The story of Arunachal’s uncontested elections holds lessons for the entire country. Across India, electoral politics is witnessing a centralisation of power and narrative. The dominance of one national party has left regional and local parties struggling for survival.
While strong leadership can bring stability, it can also narrow the democratic imagination. If elections across states increasingly feature “walkover” victories, it will mark a profound shift – from competitive democracy to managed democracy.
In a federal structure like India’s,every state is a pillar of the national democratic edifice. If one pillar weakens, the whole structure trembles. The silence of Arunachal’s 2024 verdict, therefore, should not be dismissed as a local peculiarity.
It is a mirror reflecting what can happen when dissent is subdued and participation is replaced by passive acceptance. What, then, can be done? Democracy cannot be restored by law alone; it must be revived through participation.
The opposition parties must rebuild from the grassroots, reconnecting with people’s concerns and aspirations. Civil society and media must question, not merely report. The Election Commission must treat unopposed results not as routine, but as red flags indicating democratic decay.
Most importantly, citizens themselves must reclaim their agency. Voting is not just a right; it is a responsibility. Where contests vanish, voters must ask why. Where leaders go unchallenged, people must demand alternatives.
A democracy that stops debating stops evolving – and one that stops evolving begins to die. As the celebrations fade and the government settles into another term, the real meaning of Arunachal’s 2024 verdict will depend on what follows.
Will this silence deepen into apathy, or will it awaken reflection? Will the ruling party use its uncontested mandate to strengthen democratic institutions, or will it interpret it as a license for unchecked authority? Arunachal has, over the decades, taught India lessons in endurance – from building roads through mountains to safeguarding borders under difficult conditions.

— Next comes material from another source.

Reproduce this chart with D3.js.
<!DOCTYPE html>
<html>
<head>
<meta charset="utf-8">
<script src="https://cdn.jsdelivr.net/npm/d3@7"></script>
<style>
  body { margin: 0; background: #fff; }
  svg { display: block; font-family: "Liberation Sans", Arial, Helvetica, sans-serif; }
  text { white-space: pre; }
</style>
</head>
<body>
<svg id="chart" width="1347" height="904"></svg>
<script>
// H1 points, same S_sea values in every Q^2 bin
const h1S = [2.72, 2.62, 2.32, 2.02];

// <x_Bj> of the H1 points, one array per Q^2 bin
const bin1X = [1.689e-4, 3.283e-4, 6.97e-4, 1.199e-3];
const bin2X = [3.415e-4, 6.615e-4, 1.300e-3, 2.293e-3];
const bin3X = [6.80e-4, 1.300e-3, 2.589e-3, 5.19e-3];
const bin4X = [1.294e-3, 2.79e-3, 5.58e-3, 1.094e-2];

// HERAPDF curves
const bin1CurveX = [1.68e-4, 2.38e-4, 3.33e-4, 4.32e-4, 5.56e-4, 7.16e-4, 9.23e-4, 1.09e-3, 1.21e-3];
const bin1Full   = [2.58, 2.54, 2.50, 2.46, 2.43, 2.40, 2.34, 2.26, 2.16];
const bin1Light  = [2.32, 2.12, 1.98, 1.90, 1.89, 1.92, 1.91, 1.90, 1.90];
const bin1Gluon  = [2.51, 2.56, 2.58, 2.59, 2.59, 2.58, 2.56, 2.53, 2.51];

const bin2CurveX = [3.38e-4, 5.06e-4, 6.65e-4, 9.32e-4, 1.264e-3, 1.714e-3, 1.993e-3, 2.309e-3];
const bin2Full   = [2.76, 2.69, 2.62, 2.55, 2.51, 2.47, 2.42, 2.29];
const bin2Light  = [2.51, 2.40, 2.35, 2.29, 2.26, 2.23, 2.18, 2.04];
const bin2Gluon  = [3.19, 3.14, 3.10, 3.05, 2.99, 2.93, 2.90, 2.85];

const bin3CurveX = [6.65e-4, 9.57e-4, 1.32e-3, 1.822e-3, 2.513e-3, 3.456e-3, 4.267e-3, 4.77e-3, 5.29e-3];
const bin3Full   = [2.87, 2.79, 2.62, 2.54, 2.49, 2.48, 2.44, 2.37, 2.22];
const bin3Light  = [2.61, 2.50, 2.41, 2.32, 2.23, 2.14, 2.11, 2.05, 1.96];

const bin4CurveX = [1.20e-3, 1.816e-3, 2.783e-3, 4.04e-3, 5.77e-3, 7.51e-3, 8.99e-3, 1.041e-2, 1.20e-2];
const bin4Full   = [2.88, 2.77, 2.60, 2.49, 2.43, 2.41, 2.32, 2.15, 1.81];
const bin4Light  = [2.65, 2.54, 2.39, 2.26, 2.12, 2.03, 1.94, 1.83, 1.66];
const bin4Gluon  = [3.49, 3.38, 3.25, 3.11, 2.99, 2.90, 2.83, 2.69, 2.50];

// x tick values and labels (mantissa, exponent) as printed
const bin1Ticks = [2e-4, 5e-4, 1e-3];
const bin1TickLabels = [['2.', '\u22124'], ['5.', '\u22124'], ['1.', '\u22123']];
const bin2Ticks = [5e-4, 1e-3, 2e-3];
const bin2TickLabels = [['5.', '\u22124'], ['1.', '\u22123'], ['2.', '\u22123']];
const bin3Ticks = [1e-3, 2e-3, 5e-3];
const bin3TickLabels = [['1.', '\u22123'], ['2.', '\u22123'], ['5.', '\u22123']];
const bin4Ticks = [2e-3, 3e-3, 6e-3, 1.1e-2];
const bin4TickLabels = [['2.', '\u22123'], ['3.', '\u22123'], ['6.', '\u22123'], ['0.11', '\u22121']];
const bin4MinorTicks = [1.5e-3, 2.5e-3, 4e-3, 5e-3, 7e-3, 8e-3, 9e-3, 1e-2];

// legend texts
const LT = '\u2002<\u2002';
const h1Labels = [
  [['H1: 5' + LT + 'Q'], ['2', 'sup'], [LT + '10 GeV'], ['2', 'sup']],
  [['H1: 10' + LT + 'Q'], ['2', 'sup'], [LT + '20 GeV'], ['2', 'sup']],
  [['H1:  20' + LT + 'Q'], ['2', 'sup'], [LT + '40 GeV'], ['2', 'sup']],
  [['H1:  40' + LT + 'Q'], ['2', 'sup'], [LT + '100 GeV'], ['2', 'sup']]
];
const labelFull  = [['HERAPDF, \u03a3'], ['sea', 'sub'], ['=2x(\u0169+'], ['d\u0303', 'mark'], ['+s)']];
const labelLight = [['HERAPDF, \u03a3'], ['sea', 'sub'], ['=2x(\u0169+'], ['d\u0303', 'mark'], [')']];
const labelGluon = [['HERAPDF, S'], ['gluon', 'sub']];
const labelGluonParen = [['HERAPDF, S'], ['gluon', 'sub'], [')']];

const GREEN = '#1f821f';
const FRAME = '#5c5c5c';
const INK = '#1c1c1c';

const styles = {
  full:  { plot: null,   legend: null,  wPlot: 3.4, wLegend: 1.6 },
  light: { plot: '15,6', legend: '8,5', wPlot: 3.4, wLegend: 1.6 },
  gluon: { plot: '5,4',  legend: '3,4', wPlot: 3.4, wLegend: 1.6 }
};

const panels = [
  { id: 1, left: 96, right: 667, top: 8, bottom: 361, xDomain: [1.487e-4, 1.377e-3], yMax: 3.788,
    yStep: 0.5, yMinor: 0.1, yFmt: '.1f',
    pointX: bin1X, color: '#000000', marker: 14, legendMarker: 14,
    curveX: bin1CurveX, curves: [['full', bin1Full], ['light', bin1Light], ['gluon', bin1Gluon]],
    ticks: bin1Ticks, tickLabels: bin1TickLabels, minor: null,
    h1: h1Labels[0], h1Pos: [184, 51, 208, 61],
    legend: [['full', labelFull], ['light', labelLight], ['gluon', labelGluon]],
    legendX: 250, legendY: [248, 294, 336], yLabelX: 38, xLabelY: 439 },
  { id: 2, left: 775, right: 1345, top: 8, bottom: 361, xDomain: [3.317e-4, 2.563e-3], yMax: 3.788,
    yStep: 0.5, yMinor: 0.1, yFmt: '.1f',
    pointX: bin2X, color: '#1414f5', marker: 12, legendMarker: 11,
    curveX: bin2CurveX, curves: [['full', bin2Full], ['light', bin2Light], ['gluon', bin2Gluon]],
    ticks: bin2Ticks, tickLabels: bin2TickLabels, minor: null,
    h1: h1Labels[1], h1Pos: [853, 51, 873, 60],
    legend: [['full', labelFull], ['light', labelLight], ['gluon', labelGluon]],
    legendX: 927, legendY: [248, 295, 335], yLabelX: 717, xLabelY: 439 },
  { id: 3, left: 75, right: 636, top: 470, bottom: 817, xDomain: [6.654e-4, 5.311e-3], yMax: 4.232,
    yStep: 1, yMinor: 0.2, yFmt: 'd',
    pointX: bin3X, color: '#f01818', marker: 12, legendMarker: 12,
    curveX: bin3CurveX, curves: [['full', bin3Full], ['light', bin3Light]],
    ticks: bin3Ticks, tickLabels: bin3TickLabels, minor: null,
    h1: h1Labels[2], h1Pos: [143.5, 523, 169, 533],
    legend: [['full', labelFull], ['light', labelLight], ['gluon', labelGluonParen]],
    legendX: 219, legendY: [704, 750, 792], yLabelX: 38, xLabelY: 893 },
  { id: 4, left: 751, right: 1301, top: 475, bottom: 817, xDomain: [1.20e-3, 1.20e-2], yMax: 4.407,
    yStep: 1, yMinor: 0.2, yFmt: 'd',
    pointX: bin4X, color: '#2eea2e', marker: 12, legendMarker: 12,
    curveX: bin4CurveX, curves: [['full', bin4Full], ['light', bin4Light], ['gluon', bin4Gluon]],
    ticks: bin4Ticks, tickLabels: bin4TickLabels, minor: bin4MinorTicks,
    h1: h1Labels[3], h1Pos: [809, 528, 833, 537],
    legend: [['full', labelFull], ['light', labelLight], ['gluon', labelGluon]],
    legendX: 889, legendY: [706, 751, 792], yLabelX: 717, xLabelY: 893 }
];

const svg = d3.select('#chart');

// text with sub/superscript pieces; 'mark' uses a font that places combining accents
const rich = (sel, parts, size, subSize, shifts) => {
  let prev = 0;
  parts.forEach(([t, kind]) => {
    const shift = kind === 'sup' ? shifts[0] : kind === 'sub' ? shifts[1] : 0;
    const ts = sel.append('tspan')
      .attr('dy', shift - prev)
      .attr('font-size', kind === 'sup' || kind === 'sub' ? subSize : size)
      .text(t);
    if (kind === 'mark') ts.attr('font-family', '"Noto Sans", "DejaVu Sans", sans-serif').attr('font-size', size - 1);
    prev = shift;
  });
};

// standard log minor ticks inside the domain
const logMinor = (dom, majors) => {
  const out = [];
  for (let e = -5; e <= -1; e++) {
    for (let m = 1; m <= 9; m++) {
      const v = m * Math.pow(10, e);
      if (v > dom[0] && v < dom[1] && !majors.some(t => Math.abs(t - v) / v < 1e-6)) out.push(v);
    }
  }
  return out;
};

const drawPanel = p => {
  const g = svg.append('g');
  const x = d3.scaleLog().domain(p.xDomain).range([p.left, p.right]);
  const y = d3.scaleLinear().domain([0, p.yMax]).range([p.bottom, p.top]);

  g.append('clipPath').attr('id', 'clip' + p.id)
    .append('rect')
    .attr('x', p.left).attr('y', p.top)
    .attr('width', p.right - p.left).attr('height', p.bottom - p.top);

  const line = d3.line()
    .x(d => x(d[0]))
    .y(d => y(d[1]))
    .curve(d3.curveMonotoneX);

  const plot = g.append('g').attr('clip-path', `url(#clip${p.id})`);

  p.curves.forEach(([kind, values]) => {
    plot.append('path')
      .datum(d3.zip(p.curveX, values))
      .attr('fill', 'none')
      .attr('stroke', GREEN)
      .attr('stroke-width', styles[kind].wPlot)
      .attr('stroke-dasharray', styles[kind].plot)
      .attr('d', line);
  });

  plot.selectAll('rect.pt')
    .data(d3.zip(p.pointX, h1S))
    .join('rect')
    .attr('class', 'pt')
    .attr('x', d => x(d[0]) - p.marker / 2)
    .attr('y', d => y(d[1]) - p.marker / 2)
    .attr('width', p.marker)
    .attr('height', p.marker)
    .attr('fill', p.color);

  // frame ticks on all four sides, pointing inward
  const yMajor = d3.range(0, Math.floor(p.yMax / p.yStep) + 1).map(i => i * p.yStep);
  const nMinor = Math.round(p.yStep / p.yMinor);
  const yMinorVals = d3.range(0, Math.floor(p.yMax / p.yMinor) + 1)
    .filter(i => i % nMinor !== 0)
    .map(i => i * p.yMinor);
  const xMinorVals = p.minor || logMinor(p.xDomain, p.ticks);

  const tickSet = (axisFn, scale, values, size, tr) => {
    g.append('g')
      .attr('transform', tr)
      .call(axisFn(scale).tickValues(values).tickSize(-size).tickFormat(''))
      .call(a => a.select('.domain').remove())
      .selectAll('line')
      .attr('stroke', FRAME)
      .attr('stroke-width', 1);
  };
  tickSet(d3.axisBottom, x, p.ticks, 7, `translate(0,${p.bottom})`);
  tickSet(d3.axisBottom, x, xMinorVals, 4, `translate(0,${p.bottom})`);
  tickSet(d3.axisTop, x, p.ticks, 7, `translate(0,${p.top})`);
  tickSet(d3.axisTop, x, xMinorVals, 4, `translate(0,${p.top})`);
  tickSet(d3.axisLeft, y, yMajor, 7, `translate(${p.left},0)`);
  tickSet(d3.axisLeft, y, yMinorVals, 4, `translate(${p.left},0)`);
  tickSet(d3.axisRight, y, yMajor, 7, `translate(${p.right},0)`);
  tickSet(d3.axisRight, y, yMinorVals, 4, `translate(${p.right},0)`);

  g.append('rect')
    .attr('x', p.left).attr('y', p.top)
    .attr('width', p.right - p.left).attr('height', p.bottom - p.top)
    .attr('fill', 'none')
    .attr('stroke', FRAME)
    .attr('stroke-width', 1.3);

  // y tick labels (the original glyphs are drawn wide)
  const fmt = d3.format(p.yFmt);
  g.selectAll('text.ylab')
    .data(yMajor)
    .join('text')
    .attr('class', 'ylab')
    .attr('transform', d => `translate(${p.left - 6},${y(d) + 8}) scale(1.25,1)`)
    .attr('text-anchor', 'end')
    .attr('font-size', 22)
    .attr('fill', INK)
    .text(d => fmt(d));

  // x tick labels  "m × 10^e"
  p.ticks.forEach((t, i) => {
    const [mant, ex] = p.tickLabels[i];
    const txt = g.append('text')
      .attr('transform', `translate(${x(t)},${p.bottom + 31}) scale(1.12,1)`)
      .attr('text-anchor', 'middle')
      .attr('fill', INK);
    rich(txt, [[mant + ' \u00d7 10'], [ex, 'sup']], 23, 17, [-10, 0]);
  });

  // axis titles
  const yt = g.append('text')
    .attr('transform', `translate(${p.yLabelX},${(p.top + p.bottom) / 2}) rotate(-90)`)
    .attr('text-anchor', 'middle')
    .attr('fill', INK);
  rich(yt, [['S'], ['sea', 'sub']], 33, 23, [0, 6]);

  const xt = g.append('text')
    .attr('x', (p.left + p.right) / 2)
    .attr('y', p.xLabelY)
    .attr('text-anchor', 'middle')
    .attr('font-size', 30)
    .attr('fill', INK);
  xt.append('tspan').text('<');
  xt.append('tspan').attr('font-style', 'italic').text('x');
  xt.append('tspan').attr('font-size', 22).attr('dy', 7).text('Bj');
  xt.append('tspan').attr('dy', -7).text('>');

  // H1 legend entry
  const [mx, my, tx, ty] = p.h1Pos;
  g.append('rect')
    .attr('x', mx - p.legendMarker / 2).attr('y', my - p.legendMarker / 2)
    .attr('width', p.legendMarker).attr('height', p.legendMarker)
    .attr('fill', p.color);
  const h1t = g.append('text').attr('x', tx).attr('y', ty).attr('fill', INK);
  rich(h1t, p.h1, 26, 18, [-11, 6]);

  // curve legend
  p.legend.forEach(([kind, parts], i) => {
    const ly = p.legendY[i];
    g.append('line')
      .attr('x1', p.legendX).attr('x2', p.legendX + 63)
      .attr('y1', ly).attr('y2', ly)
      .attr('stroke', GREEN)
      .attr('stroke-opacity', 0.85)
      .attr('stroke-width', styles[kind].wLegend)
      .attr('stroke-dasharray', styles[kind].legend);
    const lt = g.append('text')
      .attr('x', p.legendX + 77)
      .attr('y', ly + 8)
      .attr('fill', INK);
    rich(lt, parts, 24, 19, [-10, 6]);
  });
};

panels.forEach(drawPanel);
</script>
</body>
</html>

It has shown that democracy can thrive even in remote and fragile geographies. But now, the state faces a different kind of test: can it revive the democratic spirit from within? The 2024 Arunachal Pradesh Assembly election will be remembered not for its results, but for its silences.
Ten seats decided without a contest may seem a statistical footnote, but in truth, they represent a democratic wound. A republic that prides itself on choice cannot afford such silences – not in its borderlands, not anywhere. Democracy is not efficient by design; it is messy, argumentative, and unpredictable.
That is its strength. The noise of competing voices is not a nuisance to be silenced – it is the sound of freedom itself. When that noise fades, democracy begins to suffocate. Arunachal’s quiet verdict, therefore, is not just an electoral outcome it is a cautionary tale. It reminds us that democracy does not die with a bang, but with the slow, unsettling silence that follows when people stop contesting, questioning, and choosing.
Arunachal has long been a symbol of India’s democratic frontier. It must now ensure that it does not become the frontier where democracy itself begins to fade.